Furthermore, in the current sports media climate, sports like softball, women’s soccer and the like simply do not receive the exposure and visibility of a men’s basketball or football. If women are relegated to spaces where they work with “lower profile” sports, we naturalize the idea that women belong on the fringe of sports.

The survey showed that women are generally leaving the profession between six and 10 years of service, preserving sports information as a male-dominated industry. Those in hiring and decision-making capacities (mostly white men, according to the study) should interrogate sport assignments. A more equitable distribution of responsibility may foster a more optimistic career outlook for women, leading to longer job tenures and a more diverse profession in general.
--Erin Whiteside


Anonymous said...

Could the reason for a higher number of women in women's sports also relate to the ease of a woman walking into a women's locker room vs. a man walking in? For a woman to walk into a men's locker room there typically won't be a "problem" from the athletes view, but if a male walks into the women's locker room, I think you would see many more problems.
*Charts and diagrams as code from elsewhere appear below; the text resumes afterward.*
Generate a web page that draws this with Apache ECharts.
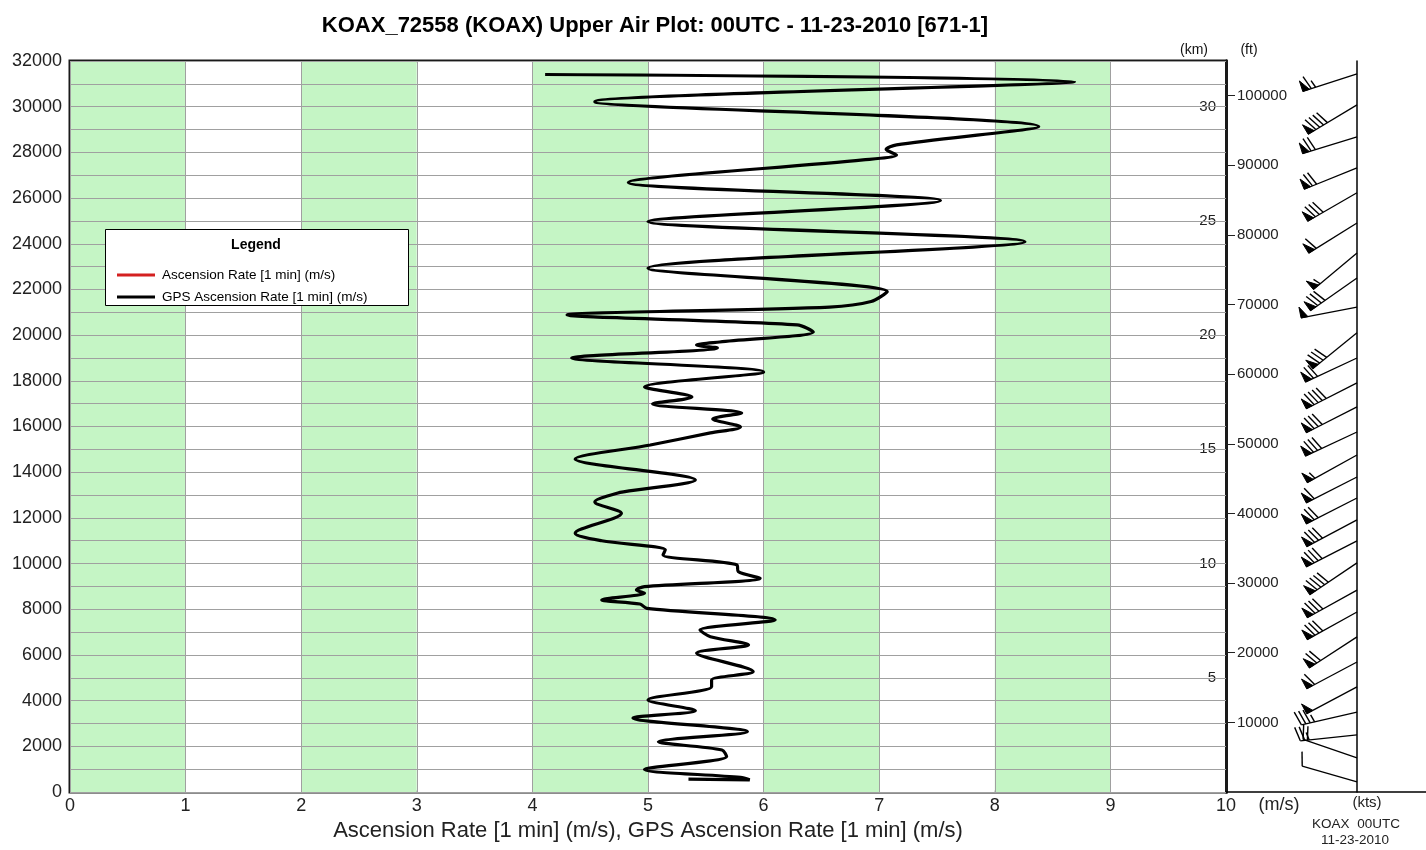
<!DOCTYPE html>
<html>
<head>
<meta charset="utf-8">
<script src="https://cdn.jsdelivr.net/npm/echarts@6/dist/echarts.min.js"></script>
<style>html,body{margin:0;padding:0;background:#fff}#chart{width:1426px;height:850px}</style>
</head>
<body>
<div id="chart"></div>
<script>
// ---------- data ----------
const titleText = 'KOAX_72558 (KOAX) Upper Air Plot: 00UTC - 11-23-2010 [671-1]';
const xAxisTitle = 'Ascension Rate [1 min] (m/s), GPS Ascension Rate [1 min] (m/s)';
const seriesNames = ['Ascension Rate [1 min] (m/s)', 'GPS Ascension Rate [1 min] (m/s)'];

// GPS ascension rate profile: altitude (m) and rate (m/s)
const gpsAltitude = [560, 535, 640, 990, 1550, 1840, 2200, 2640, 3240, 3560, 4030, 4610, 4900, 5270,
  6080, 6440, 6800, 7090, 7530, 8040, 8230, 8410, 8700, 8840, 8990, 9360, 9650, 9940, 10380, 10600,
  11000, 11330, 12200, 12700, 13090, 13150, 13660, 14580, 15190, 15720, 15980, 16330, 16590, 16990,
  17290, 17730, 18390, 19000, 19440, 19570, 19700, 20140, 20450, 20880, 21230, 21470, 21900, 22930,
  24090, 24970, 25890, 26680, 27670, 27890, 28130, 28330, 29130, 30220, 31100, 31410];
const gpsRate = [5.35, 5.88, 5.80, 4.97, 5.68, 5.64, 5.09, 5.86, 4.87, 5.41, 5.00, 5.55, 5.55, 5.91,
  5.42, 5.87, 5.54, 5.45, 6.10, 4.99, 4.93, 4.60, 4.97, 4.90, 4.97, 5.97, 5.78, 5.77, 5.13, 5.15,
  4.60, 4.37, 4.77, 4.54, 4.74, 4.80, 5.41, 4.37, 5.02, 5.54, 5.80, 5.56, 5.81, 5.04,
  5.38, 4.97, 6.00, 4.34, 5.60, 5.42, 5.62, 6.43, 6.29, 4.30, 6.57, 6.93, 7.07, 5.00,
  8.26, 5.00, 7.53, 4.83, 6.86, 7.15, 7.06, 7.15, 8.38, 4.54, 8.69, 4.11];
// Ascension rate (pressure based) – not visible in the plot
const ascAltitude = [];
const ascRate = [];

// wind barbs: altitude (m), direction (deg), speed (kts)
const windAltitude = [31440, 30080, 28680, 27320, 26230, 24910, 23600, 22500, 21230, 20100, 19000, 17910,
  16860, 15760, 14750, 13790, 12870, 11910, 10990, 10030, 8840, 7880, 6790, 5690, 4600, 3500, 2500, 1490, 440];
const windDirection = [252, 239, 253, 248, 240, 238, 230, 235, 259, 231, 245, 243,
  243, 245, 241, 243, 243, 242, 243, 236, 241, 241, 237, 242, 242, 257, 264, 289, 286];
const windSpeed = [65, 90, 70, 70, 80, 60, 55, 80, 50, 80, 70, 90,
  80, 80, 55, 60, 70, 80, 80, 90, 80, 80, 70, 60, 50, 35, 25, 20, 10];

// ---------- chart ----------
const FONT = "'Liberation Sans', Arial, Helvetica, sans-serif";
const chart = echarts.init(document.getElementById('chart'), null, {renderer: 'canvas'});

function barbItem(params, api) {
  const alt = api.value(0), dir = api.value(1), spd = api.value(2);
  const p0 = api.coord([0, alt]);
  const L = 57, rad = dir * Math.PI / 180;
  const ux = Math.sin(rad), uy = -Math.cos(rad);
  const nx = -uy, ny = ux;
  const tip = [p0[0] + L * ux, p0[1] + L * uy];
  const children = [{type: 'line', shape: {x1: p0[0], y1: p0[1], x2: tip[0], y2: tip[1]},
    style: {stroke: '#000', lineWidth: 1.3}}];
  let s = Math.round(spd / 5) * 5;
  let d = 0;
  const pw = 7, ph = 11, bl = 14, gap = 4.5;
  const at = (k) => [tip[0] - ux * k, tip[1] - uy * k];
  while (s >= 50) {
    const a = at(d), b = at(d + pw);
    const c = [a[0] + nx * ph, a[1] + ny * ph];
    children.push({type: 'polygon', shape: {points: [a, c, b]}, style: {fill: '#000', stroke: '#000', lineWidth: 1}});
    d += pw + 2; s -= 50;
  }
  while (s >= 10) {
    const a = at(d);
    children.push({type: 'line', shape: {x1: a[0], y1: a[1], x2: a[0] + nx * bl + ux * bl * 0.3, y2: a[1] + ny * bl + uy * bl * 0.3},
      style: {stroke: '#000', lineWidth: 1.4}});
    d += gap; s -= 10;
  }
  if (s >= 5) {
    if (d === 0) d = gap;
    const a = at(d), h = bl * 0.55;
    children.push({type: 'line', shape: {x1: a[0], y1: a[1], x2: a[0] + nx * h + ux * h * 0.3, y2: a[1] + ny * h + uy * h * 0.3},
      style: {stroke: '#000', lineWidth: 1.4}});
  }
  return {type: 'group', children: children};
}

const option = {
  animation: false,
  backgroundColor: '#fff',
  title: {
    text: titleText, left: 650, top: 10, textAlign: 'center',
    textStyle: {fontFamily: FONT, fontSize: 22, fontWeight: 'bold', color: '#000'}
  },
  legend: {
    data: seriesNames, orient: 'vertical', left: 112, top: 263, itemWidth: 38, itemHeight: 3,
    itemGap: 8, icon: 'rect', z: 100, selectedMode: false,
    textStyle: {fontFamily: FONT, fontSize: 13.5, color: '#000', padding: [0, 0, 0, 2]}
  },
  graphic: [
    {type: 'rect', left: 105, top: 229, z: 50, shape: {width: 303, height: 76},
      style: {fill: '#fff', stroke: '#000', lineWidth: 1}},
    {type: 'text', x: 256, y: 245, z: 51, style: {text: 'Legend', font: 'bold 14px ' + FONT, fill: '#000', textAlign: 'center', textVerticalAlign: 'middle'}},
    {type: 'text', x: 1194, y: 50, style: {text: '(km)', font: '14px ' + FONT, fill: '#111', textAlign: 'center', textVerticalAlign: 'middle'}},
    {type: 'text', x: 1249, y: 50, style: {text: '(ft)', font: '14px ' + FONT, fill: '#111', textAlign: 'center', textVerticalAlign: 'middle'}},
    {type: 'text', x: 1279, y: 805, style: {text: '(m/s)', font: '18px ' + FONT, fill: '#222', textAlign: 'center', textVerticalAlign: 'middle'}},
    {type: 'text', x: 1367, y: 803, style: {text: '(kts)', font: '15px ' + FONT, fill: '#222', textAlign: 'center', textVerticalAlign: 'middle'}},
    {type: 'text', x: 1356, y: 824, style: {text: 'KOAX  00UTC', font: '13.5px ' + FONT, fill: '#222', textAlign: 'center', textVerticalAlign: 'middle'}},
    {type: 'text', x: 1355, y: 840, style: {text: '11-23-2010', font: '13.5px ' + FONT, fill: '#222', textAlign: 'center', textVerticalAlign: 'middle'}}
  ],
  grid: [
    {left: 70, right: 200, top: 61, bottom: 58, show: true, borderColor: '#1a1a1a', borderWidth: 3, backgroundColor: 'transparent'},
    {left: 1226, right: 0, top: 61, bottom: 58}
  ],
  xAxis: [
    {type: 'value', gridIndex: 0, min: 0, max: 10, interval: 1, z: 0,
      name: xAxisTitle, nameLocation: 'middle', nameGap: 28,
      nameTextStyle: {fontFamily: FONT, fontSize: 22, color: '#222'},
      axisLine: {show: false}, axisTick: {show: false},
      axisLabel: {fontFamily: FONT, fontSize: 18, color: '#222', margin: 5},
      splitLine: {show: true, lineStyle: {color: '#a0a0a0', width: 1}},
      splitArea: {show: true, areaStyle: {color: ['#c5f5c5', '#ffffff']}}},
    {type: 'value', gridIndex: 1, min: -131, max: 69,
      axisLine: {show: true, onZero: true, lineStyle: {color: '#000', width: 1.5}},
      axisTick: {show: false}, axisLabel: {show: false}, splitLine: {show: false}}
  ],
  yAxis: [
    {type: 'value', gridIndex: 0, min: 0, max: 32000, interval: 1000, z: 1,
      axisLine: {show: false}, axisTick: {show: false},
      axisLabel: {fontFamily: FONT, fontSize: 18, color: '#222', margin: 8,
        formatter: v => (v % 2000 === 0 ? String(v) : '')},
      splitLine: {show: true, lineStyle: {color: '#a0a0a0', width: 1}}},
    {type: 'value', gridIndex: 0, position: 'right', min: 0, max: 32, interval: 5,
      axisLine: {show: true, lineStyle: {color: '#1a1a1a', width: 3}},
      axisTick: {show: true, inside: true, length: 8, lineStyle: {color: '#222'}},
      axisLabel: {inside: true, margin: 10, fontFamily: FONT, fontSize: 15, color: '#222', showMinLabel: false, showMaxLabel: false,
        formatter: v => String(Math.round(v))},
      splitLine: {show: false}},
    {type: 'value', gridIndex: 0, position: 'right', min: 0, max: 32000 / 0.3048, interval: 10000,
      axisLine: {show: true, lineStyle: {color: '#1a1a1a', width: 3}},
      axisTick: {show: true, inside: false, length: 9, lineStyle: {color: '#222'}},
      axisLabel: {margin: 11, fontFamily: FONT, fontSize: 15, color: '#222', showMinLabel: false, showMaxLabel: false,
        formatter: v => String(Math.round(v))},
      splitLine: {show: false}},
    {type: 'value', gridIndex: 1, min: 0, max: 32000,
      axisLine: {show: true, onZero: true, lineStyle: {color: '#000', width: 1.5}},
      axisTick: {show: false}, axisLabel: {show: false}, splitLine: {show: false}}
  ],
  series: [
    {name: seriesNames[0], type: 'line', xAxisIndex: 0, yAxisIndex: 0,
      data: ascAltitude.map((a, i) => [ascRate[i], a]), symbol: 'none', smooth: 0.3,
      color: '#d42020', lineStyle: {color: '#d42020', width: 3}},
    {name: seriesNames[1], type: 'line', xAxisIndex: 0, yAxisIndex: 0, z: 5,
      data: gpsAltitude.map((a, i) => [gpsRate[i], a]), symbol: 'none', smooth: 0.3,
      color: '#000', lineStyle: {color: '#000', width: 3.2}},
    {name: 'Wind', type: 'custom', xAxisIndex: 1, yAxisIndex: 3, z: 5,
      data: windAltitude.map((a, i) => [a, windDirection[i], windSpeed[i]]),
      encode: {x: -1, y: 0}, renderItem: barbItem, silent: true}
  ]
};
chart.setOption(option);
</script>
</body>
</html>
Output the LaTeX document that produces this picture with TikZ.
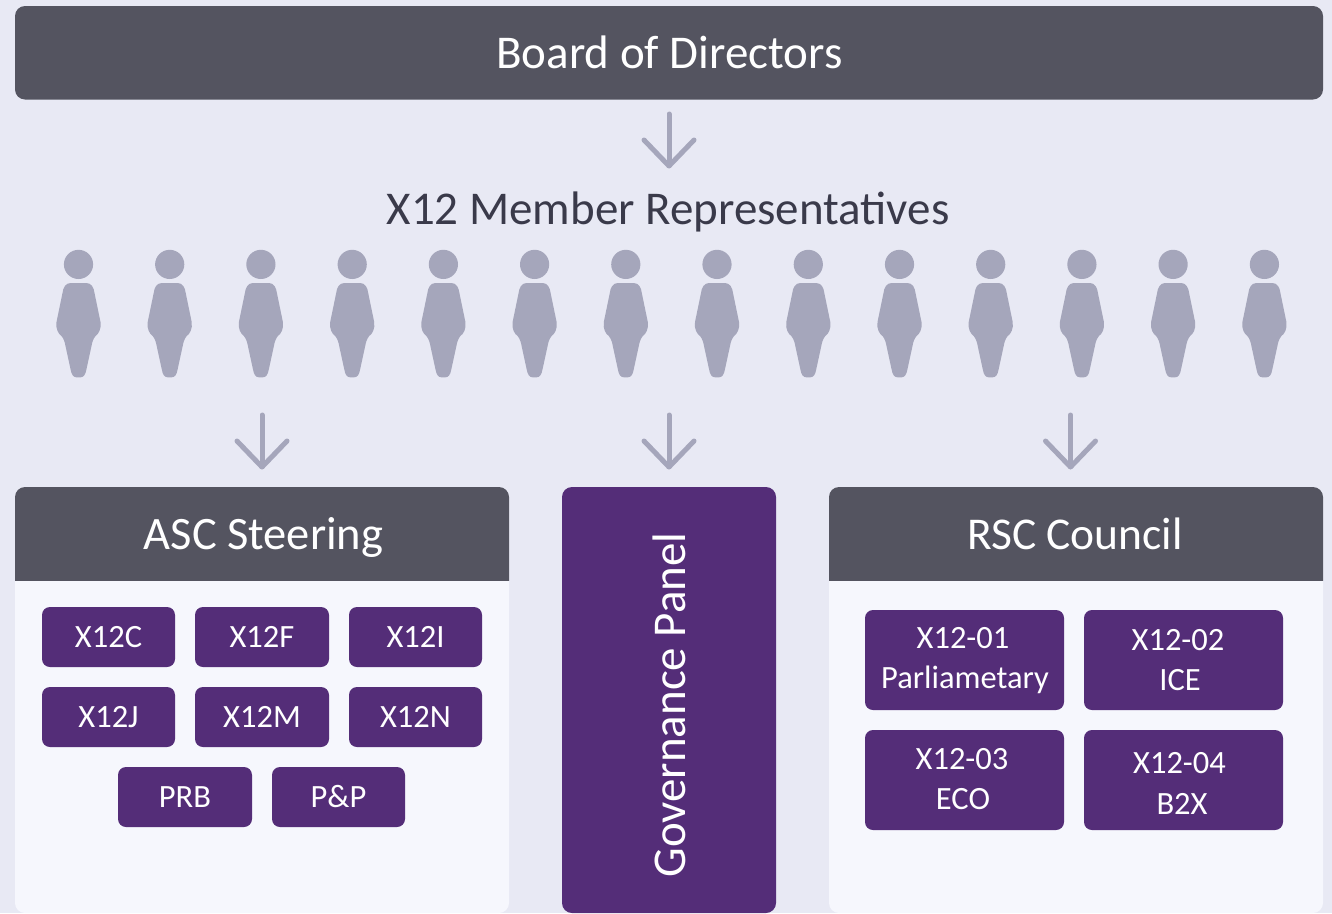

Not saying a woman isn't capable of the duties of a men's team such as football or men's basketball, but moreso the ease of same sex locker room entry may be A (NOT THE ONLY) reason for this divide.

Anonymous said...

Could the reason be that there is hardly any coverage of women's sports? If intelligent, hard working, and proficient women reporters are assigned to write about intelligent, hard working, and proficient women athletes and the coverage is not published or aired then the dominance of coverage of men in sports continues. It used to be race discrimintion but since that isn't an issue anymore, even minority male reporters are contibuting to the blatant gender discrimination now.